There is a lot of perspective gained by having it be our second wedding. I know I wasn't nearly this calm before my first wedding. And really, did the fact that the cocktail napkins with the embossed design and our name/date not getting ordered or picked up affect our marriage? Not even close. There were a lot of things I should have been worrying about that day, and napkins weren't it. Did anyone even notice? I kind of doubt it. And if they did? What is the reason for the wedding again? Napkins? Impressing others?
I got sucked into it a bit. You want your wedding to be beautiful. You want your guests to be happy. You want everyone to have a great time. And I let myself worry about that. Too much. As Tim left last night he reminded me that even if it rains, even if nothing goes as planned, even if there is some great faux pas or catastrophe, at the end of the day we will be married. We will be Mr and Mrs Andring forever and that is what is the only important thing about today.
So as I sit here worrying about if I have enough lemonade and do I need a basket of this or that for the guests, I also sit here and think, eh... there is always water. (Sorry everyone! But water is good for you, I'm just thinking about your health or something.) I also sit and think about how I got to this point and can't help smiling as I think a family conversation we had this past week. At one point Tim turned to me and said, "Do you realize that a year ago you and I moved in together after only dating 3 months? What were we thinking?" Which led to a conversation about getting married quickly. Which led to us reminding the children that we got engaged after only a few months, but sheesh, it's been a whole year and FOUR months since we started dating now....
I'm sure many people are thinking we are crazy. Heck, we admit we are a little crazy (okay, maybe a lot). But there is one thing we are both sure of. We are crazy about each other. When we met with Tim's priest to discuss marriage and our future together and our marriage together a common theme kept coming up. Love. I think what is different for a couple at our stage in our lives is that we understand what is so important in a relationship and in a marriage. Love. Not winning every argument. Not who left the light on, who left their clothes on the floor (*cough* Tim *cough), or the garage door open. Not your own personal wants and needs or getting what you want every time. But love.
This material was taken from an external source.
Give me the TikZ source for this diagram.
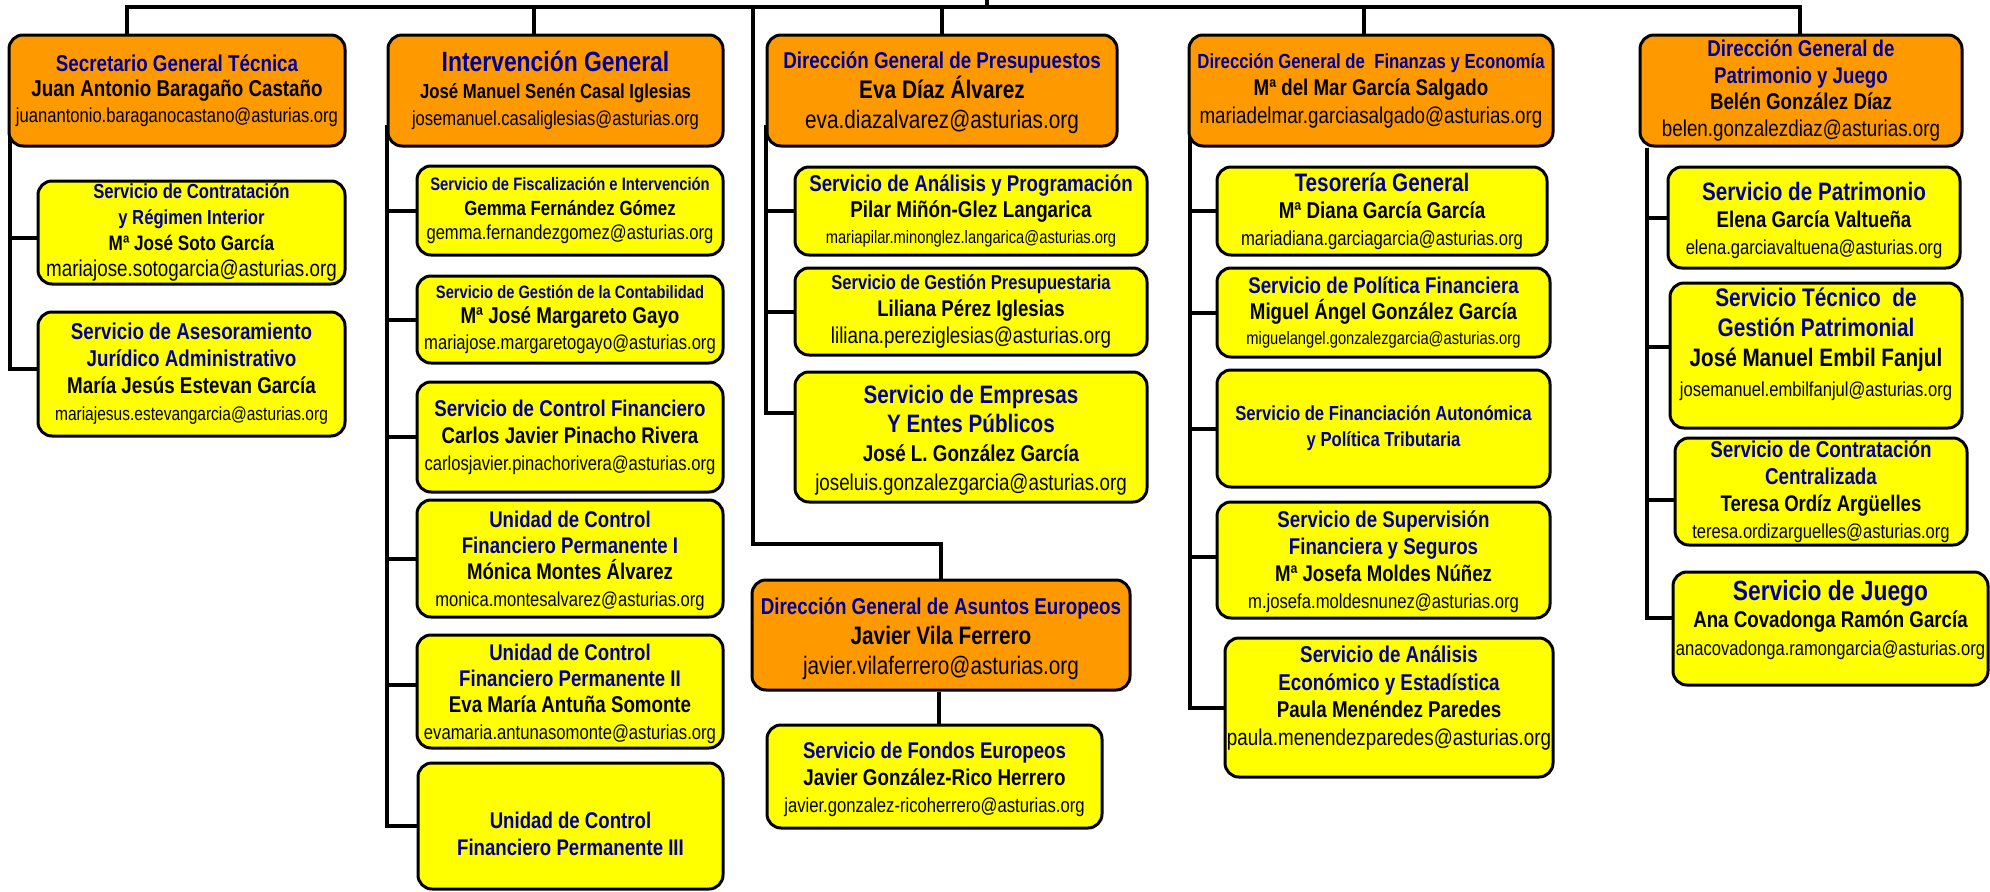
\documentclass[tikz,border=0pt]{standalone}
\usepackage{fontspec}
\setmainfont{Liberation Sans}[FakeStretch=0.82]
\usetikzlibrary{fit,calc}
\definecolor{orgbox}{RGB}{255,153,0}
\definecolor{yelbox}{RGB}{255,255,0}
\definecolor{ttlblue}{RGB}{0,0,153}
\newcommand\Ttl[2]{{\color{ttlblue}\bfseries\fontsize{#1}{#1}\selectfont #2}}
\newcommand\Nme[2]{{\bfseries\fontsize{#1}{#1}\selectfont #2}}
\newcommand\Mail[2]{{\fontsize{#1}{#1}\selectfont #2}}
\pgfdeclarelayer{paper}
\pgfdeclarelayer{bg}
\pgfsetlayers{paper,bg,main}
% name, style, x1, y1, x2, y2, text dy, baselineskip, text
\newcommand\bx[9]{%
  \node[#2, fit={(#3,#4) (#5,#6)}] (#1) {};
  \node[txt, font=\fontsize{20}{#8}\selectfont] (#1-t) at ([yshift=#7bp]#1.center) {#9};}
\begin{document}
\begin{tikzpicture}[x=1bp,y=-1bp,
  boxbase/.style={draw=black, line width=3bp, rounded corners=14bp, inner sep=0pt, minimum size=0pt},
  obox/.style={boxbase, fill=orgbox},
  ybox/.style={boxbase, fill=yelbox},
  txt/.style={align=center, inner sep=0pt},
  conn/.style={draw=black, line width=4bp}]
\useasboundingbox (0,0) rectangle (1990,892);
\begin{pgfonlayer}{paper}
\fill[white] (0,0) rectangle (1990,892);
\end{pgfonlayer}

% ---------- column 1
\bx{sgt}{obox}{9}{35}{345}{146}{0}{25.5}{\Ttl{23}{Secretario General Técnica}\\ \Nme{23}{Juan Antonio Baragaño Castaño}\\ \Mail{20.3}{juanantonio.baraganocastano@asturias.org}}
\bx{contr}{ybox}{38}{181}{345}{284}{0}{26}{\Ttl{20.4}{Servicio de Contratación}\\ \Ttl{20.4}{y Régimen Interior}\\ \Nme{21}{Mª José Soto García}\\ \Mail{23}{mariajose.sotogarcia@asturias.org}}
\bx{ases}{ybox}{38}{312}{345}{436}{0}{27}{\Ttl{23}{Servicio de Asesoramiento}\\ \Ttl{23}{Jurídico Administrativo}\\ \Nme{23}{María Jesús Estevan García}\\ \Mail{19}{mariajesus.estevangarcia@asturias.org}}

% ---------- column 2
\bx{ig}{obox}{388}{35}{723}{146}{0}{27}{\Ttl{28}{Intervención General}\\ \Nme{20.5}{José Manuel Senén Casal Iglesias}\\ \Mail{20.3}{josemanuel.casaliglesias@asturias.org}}
\bx{fisc}{ybox}{417}{166}{723}{255}{0}{25}{\Ttl{18.1}{Servicio de Fiscalización e Intervención}\\ \Nme{20.6}{Gemma Fernández Gómez}\\ \Mail{20.3}{gemma.fernandezgomez@asturias.org}}
\bx{cont}{ybox}{417}{276}{723}{363}{0}{26}{\Ttl{18}{Servicio de Gestión de la Contabilidad}\\ \Nme{23}{Mª José Margareto Gayo}\\ \Mail{20.3}{mariajose.margaretogayo@asturias.org}}
\bx{cf}{ybox}{417}{382}{723}{492}{0}{27}{\Ttl{22.9}{Servicio de Control Financiero}\\ \Nme{22.8}{Carlos Javier Pinacho Rivera}\\ \Mail{20.3}{carlosjavier.pinachorivera@asturias.org}}
\bx{ua}{ybox}{417}{500}{723}{617}{-2}{26.5}{\Ttl{22.8}{Unidad de Control}\\ \Ttl{22.8}{Financiero Permanente I}\\ \Nme{22.8}{Mónica Montes Álvarez}\\ \Mail{20.3}{monica.montesalvarez@asturias.org}}
\bx{ub}{ybox}{417}{635}{723}{748}{-2}{26.5}{\Ttl{22.8}{Unidad de Control}\\ \Ttl{22.8}{Financiero Permanente II}\\ \Nme{22.9}{Eva María Antuña Somonte}\\ \Mail{20.4}{evamaria.antunasomonte@asturias.org}}
\bx{uc}{ybox}{418}{763}{723}{889}{-8}{27}{\Ttl{22.8}{Unidad de Control}\\ \Ttl{22.8}{Financiero Permanente III}}

% ---------- column 3
\bx{pres}{obox}{767}{35}{1117}{146}{-2}{30}{\Ttl{23}{Dirección General de Presupuestos}\\ \Nme{25.5}{Eva Díaz Álvarez}\\ \Mail{25.4}{eva.diazalvarez@asturias.org}}
\bx{anp}{ybox}{795}{167}{1147}{255}{0}{26}{\Ttl{22.9}{Servicio de Análisis y Programación}\\ \Nme{23}{Pilar Miñón-Glez Langarica}\\ \Mail{18}{mariapilar.minonglez.langarica@asturias.org}}
\bx{gp}{ybox}{795}{268}{1147}{355}{0}{27.5}{\Ttl{20.3}{Servicio de Gestión Presupuestaria}\\ \Nme{22.8}{Liliana Pérez Iglesias}\\ \Mail{23}{liliana.pereziglesias@asturias.org}}
\bx{emp}{ybox}{795}{372}{1147}{502}{-3}{29}{\Ttl{25.3}{Servicio de Empresas}\\ \Ttl{25.3}{Y Entes Públicos}\\ \Nme{23}{José L. González García}\\ \Mail{23}{joseluis.gonzalezgarcia@asturias.org}}
\bx{ae}{obox}{752}{580}{1130}{690}{-4}{30}{\Ttl{23}{Dirección General de Asuntos Europeos}\\ \Nme{25.4}{Javier Vila Ferrero}\\ \Mail{25.4}{javier.vilaferrero@asturias.org}}
\bx{fe}{ybox}{767}{725}{1102}{828}{-3}{27}{\Ttl{22.8}{Servicio de Fondos Europeos}\\ \Nme{23}{Javier González-Rico Herrero}\\ \Mail{20.4}{javier.gonzalez-ricoherrero@asturias.org}}

% ---------- column 4
\bx{fin}{obox}{1189}{35}{1553}{146}{0}{27.5}{\Ttl{20.5}{Dirección General de~ Finanzas y Economía}\\ \Nme{22.9}{Mª del Mar García Salgado}\\ \Mail{23}{mariadelmar.garciasalgado@asturias.org}}
\bx{tes}{ybox}{1217}{167}{1547}{255}{0}{27}{\Ttl{25.4}{Tesorería General}\\ \Nme{23}{Mª Diana García García}\\ \Mail{20.4}{mariadiana.garciagarcia@asturias.org}}
\bx{pf}{ybox}{1217}{268}{1550}{357}{0}{26}{\Ttl{22.9}{Servicio de Política Financiera}\\ \Nme{22.9}{Miguel Ángel González García}\\ \Mail{18}{miguelangel.gonzalezgarcia@asturias.org}}
\bx{fa}{ybox}{1217}{370}{1550}{487}{0}{26}{\Ttl{20.4}{Servicio de Financiación Autonómica}\\ \Ttl{20.4}{y Política Tributaria}}
\bx{sup}{ybox}{1217}{502}{1550}{618}{-2}{27}{\Ttl{22.9}{Servicio de Supervisión}\\ \Ttl{22.9}{Financiera y Seguros}\\ \Nme{22.8}{Mª Josefa Moldes Núñez}\\ \Mail{20.4}{m.josefa.moldesnunez@asturias.org}}
\bx{aee}{ybox}{1225}{638}{1553}{777}{9.5}{27.5}{\Ttl{23}{Servicio de Análisis}\\ \Ttl{23}{Económico y Estadística}\\ \Nme{23}{Paula Menéndez Paredes}\\ \Mail{23}{paula.menendezparedes@asturias.org}}

% ---------- column 5
\bx{pj}{obox}{1640}{35}{1962}{146}{0}{27}{\Ttl{22.9}{Dirección General de}\\ \Ttl{22.9}{Patrimonio y Juego}\\ \Nme{22.9}{Belén González Díaz}\\ \Mail{23}{belen.gonzalezdiaz@asturias.org}}
\bx{pat}{ybox}{1668}{167}{1960}{268}{-3}{27.5}{\Ttl{25.3}{Servicio de Patrimonio}\\ \Nme{22.8}{Elena García Valtueña}\\ \Mail{20.3}{elena.garciavaltuena@asturias.org}}
\bx{tec}{ybox}{1670}{283}{1962}{428}{11}{30}{\Ttl{25.5}{Servicio Técnico~ de}\\ \Ttl{25.5}{Gestión Patrimonial}\\ \Nme{25.3}{José Manuel Embil Fanjul}\\ \Mail{20.3}{josemanuel.embilfanjul@asturias.org}}
\bx{cc}{ybox}{1675}{438}{1967}{545}{0}{27}{\Ttl{23}{Servicio de Contratación}\\ \Ttl{23}{Centralizada}\\ \Nme{22.7}{Teresa Ordíz Argüelles}\\ \Mail{20.3}{teresa.ordizarguelles@asturias.org}}
\bx{jue}{ybox}{1673}{572}{1988}{685}{8.5}{28}{\Ttl{27.9}{Servicio de Juego}\\ \Nme{22.9}{Ana Covadonga Ramón García}\\ \Mail{20.3}{anacovadonga.ramongarcia@asturias.org}}

% ---------- connectors
\coordinate (parent) at (987,0);
\coordinate (t0) at (987,7);
\coordinate (t1) at (127,7);
\coordinate (t2) at (534,7);
\coordinate (t3) at (753,7);
\coordinate (t4) at (942,7);
\coordinate (t5) at (1364,7);
\coordinate (t6) at (1800,7);
\begin{pgfonlayer}{bg}
\draw[conn] (parent) -- (t0);
\draw[conn] (t1 |- sgt.north) -- (t1) -- (t6) -- (t6 |- pj.north);
\draw[conn] (t2) -- (t2 |- ig.north);
\draw[conn] (t4) -- (t4 |- pres.north);
\draw[conn] (t5) -- (t5 |- fin.north);
\draw[conn] (t3) |- ([yshift=35bp]ae.north) -- (ae.north);
\draw[conn] ([xshift=-2bp]ae.south) -- ([xshift=-2bp]ae.south |- fe.north);
% Secretaria
\draw[conn] ([xshift=2bp,yshift=23bp]sgt.south west) |- ([yshift=5bp]ases.west);
\draw[conn] ([xshift=2bp,yshift=23bp]sgt.south west) |- ([yshift=-5.5bp]contr.west);
% Intervencion
\draw[conn] ([yshift=23bp]ig.south west) |- (uc.west);
\foreach \n in {fisc,cont,cf,ua}{\draw[conn] ([yshift=23bp]ig.south west) |- (\n.west);}
\draw[conn] ([yshift=23bp]ig.south west) |- ([yshift=6.5bp]ub.west);
% Presupuestos
\draw[conn] ([yshift=23bp]pres.south west) |- ([yshift=24bp]emp.west);
\draw[conn] ([yshift=23bp]pres.south west) |- (anp.west);
\draw[conn] ([yshift=23bp]pres.south west) |- (gp.west);
% Finanzas
\draw[conn] ([xshift=2bp,yshift=23bp]fin.south west) |- (aee.west);
\foreach \n in {tes,pf,fa}{\draw[conn] ([xshift=2bp,yshift=23bp]fin.south west) |- (\n.west);}
\draw[conn] ([xshift=2bp,yshift=23bp]fin.south west) |- ([yshift=3bp]sup.west);
% Patrimonio
\draw[conn] ([xshift=8bp]pj.south west) |- ([yshift=10.5bp]jue.west);
\draw[conn] ([xshift=8bp]pj.south west) |- (pat.west);
\draw[conn] ([xshift=8bp]pj.south west) |- ([yshift=8.5bp]tec.west);
\draw[conn] ([xshift=8bp]pj.south west) |- ([yshift=-8.5bp]cc.west);
\end{pgfonlayer}
\end{tikzpicture}
\end{document}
Loving your partner enough that you want them to be happy and know that they are loved, every single day. Wanting your partner to wake up knowing they are loved, fall asleep knowing they are loved and even when you argue, knowing that they are loved. It's knowing how lucky you are to have someone to love who loves you back. It's not taking for granted that you have someone who makes you smile but also holds you when you feel like you're falling into a million pieces. It's someone who looks at all the broken, cracked, messed up little parts of you and says, "this is mine and it is shiny and beautiful and I am so blessed to have it." If that takes 2 years, 2 days or 2 months to find, when you find it, grab on to it. Hold on to it and never let society or tradition dictate how fast you make that official. Tim and I may have only know each other 1 year, 140 days, 13 hours and 17 minutes. But my heart has known him and been looking for him for longer than I can remember. And I cannot wait to make our love and our marriage and our future, forever.